» **WHAT THE TASK REQUIRES**:
Write out the data again exactly, skipping every picture.

» **INFORMATION SUPPLIED**:
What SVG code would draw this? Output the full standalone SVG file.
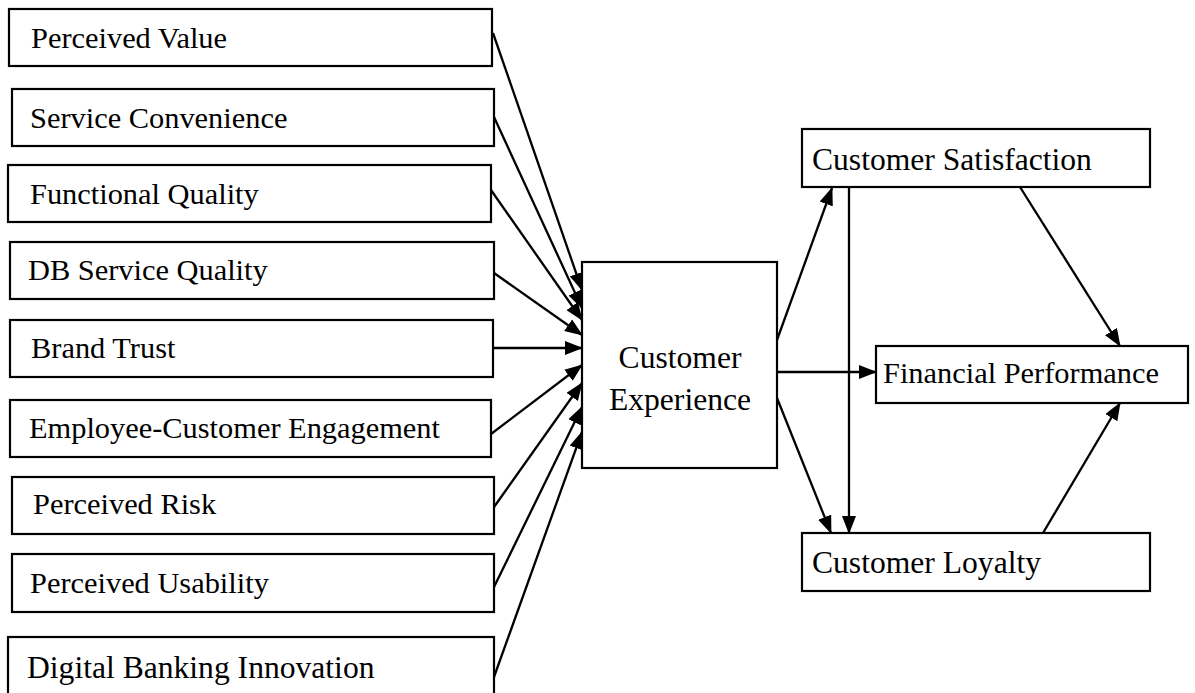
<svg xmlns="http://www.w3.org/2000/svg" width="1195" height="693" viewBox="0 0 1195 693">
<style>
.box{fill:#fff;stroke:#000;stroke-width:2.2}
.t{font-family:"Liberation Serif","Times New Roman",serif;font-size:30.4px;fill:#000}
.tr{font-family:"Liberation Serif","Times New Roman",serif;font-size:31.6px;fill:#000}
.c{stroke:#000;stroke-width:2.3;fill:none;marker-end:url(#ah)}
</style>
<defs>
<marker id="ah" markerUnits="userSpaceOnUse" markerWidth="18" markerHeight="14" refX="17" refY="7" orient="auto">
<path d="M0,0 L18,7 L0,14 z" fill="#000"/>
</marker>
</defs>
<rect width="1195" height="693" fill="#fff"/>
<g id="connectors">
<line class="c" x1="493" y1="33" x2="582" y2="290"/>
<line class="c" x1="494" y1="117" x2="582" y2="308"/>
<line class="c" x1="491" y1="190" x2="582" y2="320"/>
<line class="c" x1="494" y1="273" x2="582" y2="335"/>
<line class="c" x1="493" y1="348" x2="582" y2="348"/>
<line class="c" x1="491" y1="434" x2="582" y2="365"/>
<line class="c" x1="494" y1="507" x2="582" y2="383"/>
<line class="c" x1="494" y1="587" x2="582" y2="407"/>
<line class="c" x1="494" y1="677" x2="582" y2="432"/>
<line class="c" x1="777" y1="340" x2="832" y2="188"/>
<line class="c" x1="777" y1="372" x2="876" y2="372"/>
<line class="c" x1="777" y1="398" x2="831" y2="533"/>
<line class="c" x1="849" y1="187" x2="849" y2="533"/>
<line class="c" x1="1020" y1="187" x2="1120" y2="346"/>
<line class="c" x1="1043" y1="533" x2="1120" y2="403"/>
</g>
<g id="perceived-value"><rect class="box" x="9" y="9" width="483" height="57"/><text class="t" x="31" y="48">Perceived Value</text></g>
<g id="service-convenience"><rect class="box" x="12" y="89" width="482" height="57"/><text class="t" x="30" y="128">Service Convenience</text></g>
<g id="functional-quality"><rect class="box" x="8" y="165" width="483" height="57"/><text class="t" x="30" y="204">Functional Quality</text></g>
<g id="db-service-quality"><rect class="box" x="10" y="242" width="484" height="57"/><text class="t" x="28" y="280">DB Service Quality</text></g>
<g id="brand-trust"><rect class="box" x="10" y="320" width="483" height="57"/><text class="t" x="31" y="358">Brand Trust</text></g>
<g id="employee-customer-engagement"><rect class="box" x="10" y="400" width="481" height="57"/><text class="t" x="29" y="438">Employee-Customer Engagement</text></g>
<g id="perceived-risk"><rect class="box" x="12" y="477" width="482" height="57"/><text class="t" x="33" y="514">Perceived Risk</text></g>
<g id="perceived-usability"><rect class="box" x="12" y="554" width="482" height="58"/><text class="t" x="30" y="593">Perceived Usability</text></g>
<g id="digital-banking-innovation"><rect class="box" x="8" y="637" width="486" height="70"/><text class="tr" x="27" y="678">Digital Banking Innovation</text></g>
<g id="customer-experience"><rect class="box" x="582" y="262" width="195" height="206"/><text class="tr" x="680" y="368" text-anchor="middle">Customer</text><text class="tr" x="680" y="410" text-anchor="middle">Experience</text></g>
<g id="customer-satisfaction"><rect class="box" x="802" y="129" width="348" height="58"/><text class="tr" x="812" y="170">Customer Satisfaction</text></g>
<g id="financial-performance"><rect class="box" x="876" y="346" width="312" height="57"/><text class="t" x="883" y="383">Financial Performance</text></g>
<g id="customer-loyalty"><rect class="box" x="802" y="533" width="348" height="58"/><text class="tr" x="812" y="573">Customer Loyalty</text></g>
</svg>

» **TASK SOLUTION**:
What SVG code would draw this? Output the full standalone SVG file.
<svg xmlns="http://www.w3.org/2000/svg" width="1195" height="693" viewBox="0 0 1195 693">
<style>
.box{fill:#fff;stroke:#000;stroke-width:2.2}
.t{font-family:"Liberation Serif","Times New Roman",serif;font-size:30.4px;fill:#000}
.tr{font-family:"Liberation Serif","Times New Roman",serif;font-size:31.6px;fill:#000}
.c{stroke:#000;stroke-width:2.3;fill:none;marker-end:url(#ah)}
</style>
<defs>
<marker id="ah" markerUnits="userSpaceOnUse" markerWidth="18" markerHeight="14" refX="17" refY="7" orient="auto">
<path d="M0,0 L18,7 L0,14 z" fill="#000"/>
</marker>
</defs>
<rect width="1195" height="693" fill="#fff"/>
<g id="connectors">
<line class="c" x1="493" y1="33" x2="582" y2="290"/>
<line class="c" x1="494" y1="117" x2="582" y2="308"/>
<line class="c" x1="491" y1="190" x2="582" y2="320"/>
<line class="c" x1="494" y1="273" x2="582" y2="335"/>
<line class="c" x1="493" y1="348" x2="582" y2="348"/>
<line class="c" x1="491" y1="434" x2="582" y2="365"/>
<line class="c" x1="494" y1="507" x2="582" y2="383"/>
<line class="c" x1="494" y1="587" x2="582" y2="407"/>
<line class="c" x1="494" y1="677" x2="582" y2="432"/>
<line class="c" x1="777" y1="340" x2="832" y2="188"/>
<line class="c" x1="777" y1="372" x2="876" y2="372"/>
<line class="c" x1="777" y1="398" x2="831" y2="533"/>
<line class="c" x1="849" y1="187" x2="849" y2="533"/>
<line class="c" x1="1020" y1="187" x2="1120" y2="346"/>
<line class="c" x1="1043" y1="533" x2="1120" y2="403"/>
</g>
<g id="perceived-value"><rect class="box" x="9" y="9" width="483" height="57"/><text class="t" x="31" y="48">Perceived Value</text></g>
<g id="service-convenience"><rect class="box" x="12" y="89" width="482" height="57"/><text class="t" x="30" y="128">Service Convenience</text></g>
<g id="functional-quality"><rect class="box" x="8" y="165" width="483" height="57"/><text class="t" x="30" y="204">Functional Quality</text></g>
<g id="db-service-quality"><rect class="box" x="10" y="242" width="484" height="57"/><text class="t" x="28" y="280">DB Service Quality</text></g>
<g id="brand-trust"><rect class="box" x="10" y="320" width="483" height="57"/><text class="t" x="31" y="358">Brand Trust</text></g>
<g id="employee-customer-engagement"><rect class="box" x="10" y="400" width="481" height="57"/><text class="t" x="29" y="438">Employee-Customer Engagement</text></g>
<g id="perceived-risk"><rect class="box" x="12" y="477" width="482" height="57"/><text class="t" x="33" y="514">Perceived Risk</text></g>
<g id="perceived-usability"><rect class="box" x="12" y="554" width="482" height="58"/><text class="t" x="30" y="593">Perceived Usability</text></g>
<g id="digital-banking-innovation"><rect class="box" x="8" y="637" width="486" height="70"/><text class="tr" x="27" y="678">Digital Banking Innovation</text></g>
<g id="customer-experience"><rect class="box" x="582" y="262" width="195" height="206"/><text class="tr" x="680" y="368" text-anchor="middle">Customer</text><text class="tr" x="680" y="410" text-anchor="middle">Experience</text></g>
<g id="customer-satisfaction"><rect class="box" x="802" y="129" width="348" height="58"/><text class="tr" x="812" y="170">Customer Satisfaction</text></g>
<g id="financial-performance"><rect class="box" x="876" y="346" width="312" height="57"/><text class="t" x="883" y="383">Financial Performance</text></g>
<g id="customer-loyalty"><rect class="box" x="802" y="533" width="348" height="58"/><text class="tr" x="812" y="573">Customer Loyalty</text></g>
</svg>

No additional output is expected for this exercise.